Oggi è il giorno della liberazione e non mi sono sentita libera.
Mi sono sentita intrappolata nella mia ansia.
L’ansia di non fare abbastanza a lavoro.
L’ansia di non fare bene il mio lavoro.
L’ansia di non sentirmi una brava insegnante.
L’ansia di non riuscire a riprovare quelle sensazioni che ho provato durante il mio ultimo Erasmus.
Mi manca sentirmi piena, non sto dicendo che mi sento vuota ma mi sento stretta e l’Erasmus mi faceva sentire ogni giorno libera.
Quando la gente mi chiede perché ho deciso di fare l’insegnante sorge spontaneo domandare anche “Ti piacciono i bambini?”
Non so perché la gente dia sempre per scontato che ad un’insegnante piacciano i bambini.
Mi piace insegnare, mi piace la formazione, mi piace cambiare.
Faccio l’insegnante perché voglio cercare di cambiare quel pezzettino di mondo intorno a me.
Quando guardo i miei alunni cerco di ritrovare il mio bambino interiore e penso spesso a com’ero da bambina.
Penso come ho passato la mia infanzia, la mia adolescenza.
Ho vaghi ricordi, ricordo principalmente le cose traumatiche o che mi hanno fatto soffrire nonostante fossi una bambina serena, dolce e solare.
Ero una bambina altruista, ricordo che cercavo sempre di mettere la pace tra i miei compagni, che sorridevo sempre e amavo pitturare e mangiare. Passavo le ore a dipingere.

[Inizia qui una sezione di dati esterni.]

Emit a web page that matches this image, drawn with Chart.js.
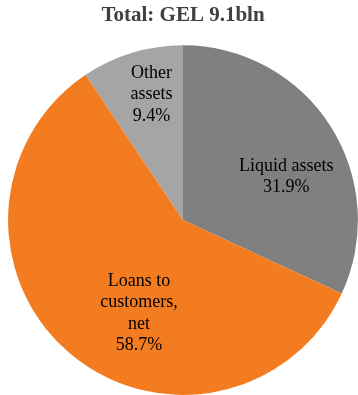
<!DOCTYPE html>
<html>
<head>
<meta charset="utf-8">
<script src="https://cdn.jsdelivr.net/npm/chart.js@4"></script>
<style>
  html, body { margin: 0; padding: 0; background: #fff; overflow: hidden; }
  #wrap { width: 358px; height: 395px; }
</style>
</head>
<body>
<div id="wrap"><canvas id="myChartAssets"></canvas></div>
<script>
// === data
var categories = ["Liquid assets", "Loans to customers, net", "Other assets"];
var shares = [31.9, 58.7, 9.4];
var labelLines = [["Liquid assets"], ["Loans to", "customers,", "net"], ["Other", "assets"]];
var sliceColors = ["#808080", "#F47C20", "#A5A5A5"];

// label placement inside each slice: angle shift (deg) and fraction of radius
var labelShift = [9.9, -15.3, 2.8];
var labelDist = [0.64, 0.59, 0.74];

var sliceLabels = {
  id: "sliceLabels",
  afterDatasetsDraw: function (chart) {
    var ctx = chart.ctx;
    var arcs = chart.getDatasetMeta(0).data;
    ctx.save();
    ctx.font = "18px 'Liberation Serif', 'Times New Roman', serif";
    ctx.fillStyle = "#000";
    ctx.textAlign = "center";
    ctx.textBaseline = "middle";
    arcs.forEach(function (arc, i) {
      var p = arc.getProps(["x", "y", "startAngle", "endAngle", "outerRadius"], true);
      var a = (p.startAngle + p.endAngle) / 2 + labelShift[i] * Math.PI / 180;
      var r = p.outerRadius * labelDist[i];
      var cx = p.x + Math.cos(a) * r;
      var cy = p.y + Math.sin(a) * r;
      var lines = labelLines[i].concat([shares[i].toFixed(1) + "%"]);
      var lh = 21.5;
      var top = cy - (lines.length - 1) * lh / 2;
      lines.forEach(function (t, k) {
        ctx.fillText(t, cx, top + k * lh);
      });
    });
    ctx.restore();
  }
};

var chAssets = document.getElementById("myChartAssets").getContext("2d");

var myChartAssets = new Chart(chAssets, {
  type: "pie",
  plugins: [sliceLabels],
  options: {
    responsive: true,
    maintainAspectRatio: false,
    animation: false,
    layout: {
      padding: { left: 8, right: 0, top: 0, bottom: 0 },
    },
    plugins: {
      legend: { display: false },
      tooltip: { enabled: false },
      title: {
        display: true,
        text: "Total: GEL 9.1bln",
        color: "#404040",
        font: { family: "'Liberation Serif', 'Times New Roman', serif", size: 21, weight: "bold" },
        padding: { top: 3, bottom: 17 },
      },
    },
  },
  data: {
    labels: categories,
    datasets: [
      {
        data: shares,
        backgroundColor: sliceColors,
        borderWidth: 0,
      },
    ],
  },
});
</script>
</body>
</html>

Grazie a questo lavoro ho ritrovato tutte le passioni che avevo da bambina e ragazzina: l’arte, la musica, la tecnologia.
L’adolescenza mi ha cambiata: ero triste, mi sentivo brutta, non intelligente.
A parte la mia famiglia che mi ha sempre sostenuta, le persone intorno a me mi hanno fatto credere che fossi brutta, che non valevo niente.
Ho sofferto di bullismo. I miei compagni mi prendevano in giro per dei difetti fisici, per come mi vestivo, per ogni cosa.
Mi nascondevano le cose, mi facevano “scherzi” poco piacevoli.
Non sapevo difendermi e l’unica cosa che facevo era quella di piangere.
Ci sono stati professori che dicevano che non sarei stata mai in grado di fare l’università e che non avrei fatto niente nella vita. Così, un po' per volta, abbandonai tutte le mie passioni.
Solo una professoressa, alle scuole medie, “mi prese per mano” e riuscì a trovare in me quello per cui ero portata. Lei era una professoressa che lavorava veramente per competenze, cercava di trovare i nostri punti di forza e li valorizzava.
Grazie a lei ho sviluppato le mie competenze tecnologiche, mi proponeva progetti in cui dovevo montare video, realizzare presentazioni power point.
Lei mi aveva fatto sentire importante.
Solo ora penso che non le abbia mai detto grazie abbastanza per quello che ha fatto per me.
Per questo faccio l’insegnante: non voglio che le nuove generazioni si sentano come mi sono sentita io e come si sono sentiti tanti altri ragazzi.
Vorrei che i miei alunni si fidassero di me, che si sentano in grado di poter fare qualsiasi cosa nella vita, che credano in sé stessi.
Vorrei che non considerassero la scuola come un ambiente frustrante che ti tappa le ali ma un luogo dove poter emergere, vorrei farli credere nei propri sogni.
Vorrei sensibilizzarli al rispetto degli altri e dell’ambiente, ad ascoltare il prossimo, a parlare di sé ed esprimere i propri stati d’animo, a fare ciò che li fa stare bene e ad accettarsi.
Vorrei insegnare loro che il mondo non è solo la realtà che viviamo ogni giorno ma che fuori c’è un mondo da scoprire, delle culture da conoscere, dei luoghi da esplorare, dei paesaggi da ammirare.
Questa la bellezza della vita.
Per questo faccio l’insegnante: perché voglio cambiare quel pezzettino di mondo intorno a me.